Begin Recorded data

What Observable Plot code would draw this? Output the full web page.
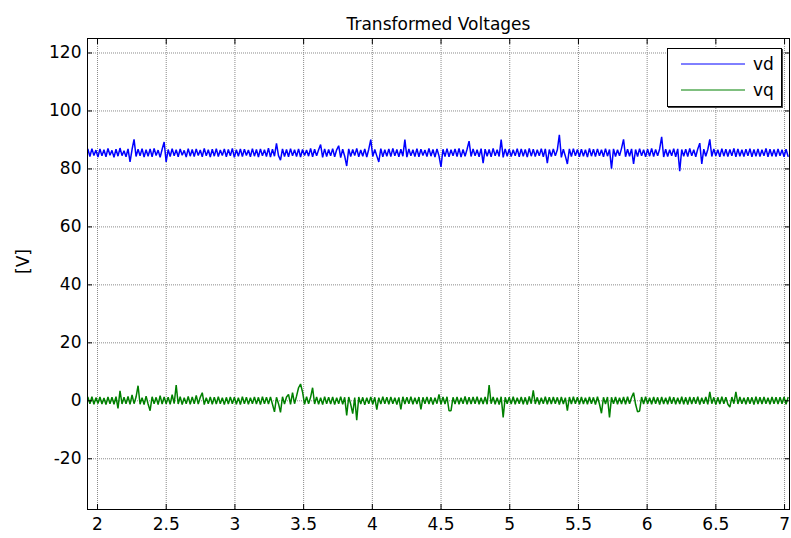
<!DOCTYPE html>
<html><head><meta charset="utf-8">
<script src="https://cdn.jsdelivr.net/npm/d3@7"></script>
<script src="https://cdn.jsdelivr.net/npm/@observablehq/plot@0.6"></script>
<style>
body{margin:0;background:#fff;}
#wrap{position:relative;width:791px;height:538px;}
#legend{position:absolute;left:667px;top:48px;width:113px;height:57px;background:#fff;border:1px solid #000;box-shadow:1px 1px 0 #444;}
</style></head><body><div id="wrap"></div>
<script>
const title = "Transformed Voltages";
const yLabel = "[V]";
const seriesNames = ["vd", "vq"];
const seriesColors = ["#0000ff", "#008000"];
const xTicks = [2, 2.5, 3, 3.5, 4, 4.5, 5, 5.5, 6, 6.5, 7];
const yTicks = [-20, 0, 20, 40, 60, 80, 100, 120];
const xDomain = [1.927, 7.036];
const yDomain = [-37.5, 125];
const T0 = 1.93, DT = 0.0146;

const vd = [
86.8,84.3,87.0,84.6,86.5,84.1,86.9,84.5,86.6,84.2,
87.1,84.7,86.4,84.0,86.8,84.4,87.2,84.6,86.3,84.2,
86.9,82.4,86.7,90.2,84.3,86.8,84.5,87.0,84.1,86.6,
84.4,86.9,84.2,87.1,84.6,86.5,84.0,86.8,89.3,82.4,
86.7,84.3,87.0,84.5,86.6,84.2,86.9,84.7,86.4,84.1,
87.0,84.4,86.7,84.3,86.9,84.6,86.5,84.2,87.1,84.5,
86.6,84.1,86.8,84.4,87.0,84.3,86.5,84.6,86.9,84.2,
86.7,84.5,87.1,84.0,86.6,84.4,86.9,84.3,86.8,84.6,
86.5,84.2,87.0,84.4,86.7,84.1,86.9,84.5,86.6,84.3,
87.2,84.1,86.8,84.4,88.8,84.6,83.0,86.9,84.3,86.7,
84.2,87.0,84.5,86.6,84.3,86.9,84.1,86.7,84.6,86.5,
84.4,87.1,84.2,86.8,84.5,86.6,88.4,84.0,86.9,84.3,
86.7,84.5,87.0,84.2,86.6,88.0,83.9,86.8,84.4,81.0,
86.9,84.3,86.7,84.6,87.1,84.2,86.5,84.4,86.9,84.1,
86.8,90.1,84.3,86.7,84.5,82.4,87.0,84.2,86.6,84.4,
86.9,84.3,87.1,84.5,86.7,84.2,86.8,84.4,90.1,84.1,
86.9,84.5,86.6,84.3,87.0,84.2,86.8,84.6,86.5,84.3,
87.1,84.4,86.7,84.1,86.9,84.5,80.7,86.8,84.3,87.0,
84.2,86.6,84.5,86.9,84.3,87.1,84.1,86.7,84.4,86.8,
89.6,84.3,86.9,84.5,86.6,84.2,87.0,82.0,86.8,84.4,
86.7,84.2,87.1,84.5,86.6,84.3,90.1,84.0,86.9,84.4,
86.8,84.3,86.6,84.5,87.0,84.2,86.9,84.4,86.7,84.1,
87.1,84.4,86.8,84.3,86.6,84.5,87.0,84.2,86.9,82.0,
86.7,84.3,86.9,84.5,86.6,91.8,84.0,86.8,84.4,81.7,
86.9,84.3,87.0,84.5,86.7,84.2,86.8,84.4,86.6,84.1,
87.1,84.4,86.8,84.3,86.9,84.5,86.6,84.2,87.0,84.4,
86.7,80.1,86.9,84.3,86.6,84.5,87.1,90.2,84.2,86.8,
84.4,86.9,81.7,86.7,84.3,87.0,84.5,86.6,84.2,86.8,
84.4,87.1,84.3,86.7,84.5,86.9,91.1,84.1,86.8,84.3,
86.6,84.5,87.0,84.2,86.9,79.2,86.7,84.4,86.8,84.3,
87.1,84.5,86.6,84.2,86.9,88.9,81.7,86.8,84.4,86.7,
90.2,84.3,86.9,84.5,86.6,84.2,87.0,84.4,86.8,84.3,
86.7,84.5,87.1,84.2,86.9,84.4,86.6,84.3,86.8,84.5,
87.0,84.2,86.7,84.4,86.9,84.3,86.6,84.5,87.1,84.2,
86.8,84.4,86.7,84.3,86.9,84.5,86.6,84.2,86.8,84.4
];

const vq = [
1.2,-1.0,1.4,-1.2,1.1,-0.9,1.3,-1.1,1.0,-1.3,
1.3,-1.0,1.2,-1.2,1.4,-2.6,3.4,-1.1,1.2,-1.0,
1.5,-1.2,2.0,-1.0,1.3,5.2,-1.2,1.1,-1.3,1.6,
-1.1,-3.4,1.4,-1.0,1.2,-1.3,1.8,-1.1,1.3,-1.0,
1.2,-1.2,2.1,-1.0,5.4,-1.1,1.4,-1.3,1.1,-1.0,
1.5,-1.2,1.3,-1.0,1.9,-1.1,1.2,2.8,-1.3,1.1,
-1.0,1.3,-1.2,1.2,-1.1,1.4,-1.0,1.1,-1.3,1.2,
-1.1,1.3,-1.0,1.2,-1.2,1.1,-1.3,1.4,-1.0,1.2,
-1.2,1.1,-1.0,1.3,-1.1,1.2,-1.3,1.4,-1.0,1.2,
-1.1,1.3,-1.2,-3.8,1.2,-1.0,-4.0,1.4,-1.1,1.3,
2.2,-1.2,2.8,-1.0,1.6,4.5,5.8,3.0,-1.2,1.4,
-1.0,1.2,4.5,-1.1,1.3,-1.2,1.1,-1.3,1.4,-1.0,
1.2,-1.1,1.3,-1.3,1.1,-1.0,1.4,-1.2,1.2,-5.0,
1.3,-1.2,-4.4,1.1,-6.7,1.3,-1.1,1.2,-1.4,1.1,
-1.0,1.3,-1.2,1.2,-3.0,1.1,-1.1,1.4,-1.0,1.2,
-1.2,1.3,-1.0,1.1,-1.3,1.2,-3.0,1.4,-1.1,1.2,
-1.0,1.4,-1.2,1.1,-1.1,1.3,-3.0,1.2,-1.0,1.3,
-1.1,1.2,-1.3,1.1,-1.0,2.2,-1.2,1.3,-1.1,1.4,
-3.4,-3.4,1.2,-1.1,1.3,-1.2,1.1,-1.0,1.5,-1.2,
1.2,-1.1,1.3,-1.0,1.4,-1.2,1.1,-1.1,1.3,-1.2,
5.4,-1.0,1.3,-1.2,1.1,-1.3,1.4,-5.7,1.2,-1.0,
1.2,-1.1,1.4,-1.2,1.1,-1.0,1.3,-1.2,1.2,-1.3,
1.5,-1.0,3.6,-1.1,1.2,-1.3,1.1,-1.0,1.4,-1.2,
1.2,-1.1,1.3,-1.0,1.2,-1.3,1.3,-1.1,1.1,-3.4,
1.3,-1.1,1.4,-1.0,1.2,-1.2,1.3,-1.1,1.1,-1.2,
1.3,-1.0,1.2,-1.3,1.4,-1.1,-4.3,1.2,-1.1,1.3,
-5.7,1.2,-1.0,1.3,-1.2,1.1,-1.1,1.3,-1.2,1.4,
-1.0,1.2,2.8,-1.2,-3.8,-3.5,1.3,-1.1,1.4,-1.0,
1.1,-1.2,1.3,-1.0,1.2,-1.3,1.3,-1.1,1.1,-1.2,
1.4,-1.0,1.2,-1.2,1.1,-1.1,1.4,-1.2,1.2,-1.3,
1.3,-1.1,1.2,-1.0,1.4,-1.3,1.1,-1.0,1.3,-1.2,
3.1,-1.0,1.2,-1.3,1.2,-1.1,1.4,-1.0,1.2,-1.2,
-2.2,1.3,-1.0,3.1,-1.1,1.3,-1.0,1.1,-1.2,1.2,
-1.0,1.2,-1.3,1.4,-1.1,1.2,-1.1,1.3,-1.0,1.1,
-1.2,1.3,-1.0,1.2,-1.1,1.2,-1.0,1.3,-1.2,1.1
];

const seriesValues = [vd, vq];
const rows = [];
seriesValues.forEach((vals, s) => vals.forEach((v, i) => rows.push({t: T0 + i * DT, v, s: seriesNames[s]})));

const FONT = "'DejaVu Sans', sans-serif";
const fmt = d => String(d);
const none = () => "";
const grid = {stroke: "#8a8a8a", strokeOpacity: 1, strokeDasharray: "1,1"};

const chart = Plot.plot({
  width: 791, height: 538,
  marginLeft: 87, marginRight: 2, marginTop: 38, marginBottom: 29,
  x: {domain: xDomain},
  y: {domain: yDomain},
  color: {domain: seriesNames, range: seriesColors},
  style: {fontFamily: FONT, fontSize: "17px", background: "white", color: "black", overflow: "visible"},
  marks: [
    Plot.gridX(xTicks, grid),
    Plot.gridY(yTicks, grid),
    Plot.lineY(rows, {x: "t", y: "v", z: "s", stroke: "s", strokeWidth: 1.5, strokeLinejoin: "miter"}),
    Plot.frame({stroke: "black", strokeWidth: 1}),
    Plot.axisX(xTicks, {anchor: "bottom", tickSize: 0, tickPadding: 8, tickFormat: fmt, label: null}),
    Plot.axisX(xTicks, {anchor: "bottom", tickSize: -5, tickFormat: none, label: null}),
    Plot.axisX(xTicks, {anchor: "top", tickSize: -5, tickFormat: none, label: null}),
    Plot.axisY(yTicks, {anchor: "left", tickSize: 0, tickPadding: 6, tickFormat: fmt, label: null}),
    Plot.axisY(yTicks, {anchor: "left", tickSize: -5, tickFormat: none, label: null}),
    Plot.axisY(yTicks, {anchor: "right", tickSize: -5, tickFormat: none, label: null}),
    Plot.text([title], {frameAnchor: "top", dy: -21, fontSize: 17}),
    Plot.text([yLabel], {frameAnchor: "left", rotate: -90, dx: -64, fontSize: 17})
  ]
});
const wrap = document.getElementById("wrap");
wrap.appendChild(chart);

// legend
const leg = d3.select(wrap).append("div").attr("id", "legend");
const lsvg = leg.append("svg").attr("width", 113).attr("height", 57);
seriesNames.forEach((name, i) => {
  const g = lsvg.append("g").attr("transform", `translate(0,${15 + i * 26})`);
  g.append("line").attr("x1", 13).attr("x2", 77).attr("y1", 0).attr("y2", 0)
    .attr("stroke", seriesColors[i]).attr("stroke-width", 1);
  g.append("text").attr("x", 85).attr("y", 0).attr("dy", "0.35em")
    .attr("font-family", FONT).attr("font-size", 17).text(name);
});
</script>
</body></html>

End Recorded data

■ **Work required**
Starting at the top of the listing above, please restate word for word each line up to and including the one that holds "const T0 = 1.93, DT = 0.0146;", omitting every image.

■ **Task result**
What Observable Plot code would draw this? Output the full web page.
<!DOCTYPE html>
<html><head><meta charset="utf-8">
<script src="https://cdn.jsdelivr.net/npm/d3@7"></script>
<script src="https://cdn.jsdelivr.net/npm/@observablehq/plot@0.6"></script>
<style>
body{margin:0;background:#fff;}
#wrap{position:relative;width:791px;height:538px;}
#legend{position:absolute;left:667px;top:48px;width:113px;height:57px;background:#fff;border:1px solid #000;box-shadow:1px 1px 0 #444;}
</style></head><body><div id="wrap"></div>
<script>
const title = "Transformed Voltages";
const yLabel = "[V]";
const seriesNames = ["vd", "vq"];
const seriesColors = ["#0000ff", "#008000"];
const xTicks = [2, 2.5, 3, 3.5, 4, 4.5, 5, 5.5, 6, 6.5, 7];
const yTicks = [-20, 0, 20, 40, 60, 80, 100, 120];
const xDomain = [1.927, 7.036];
const yDomain = [-37.5, 125];
const T0 = 1.93, DT = 0.0146;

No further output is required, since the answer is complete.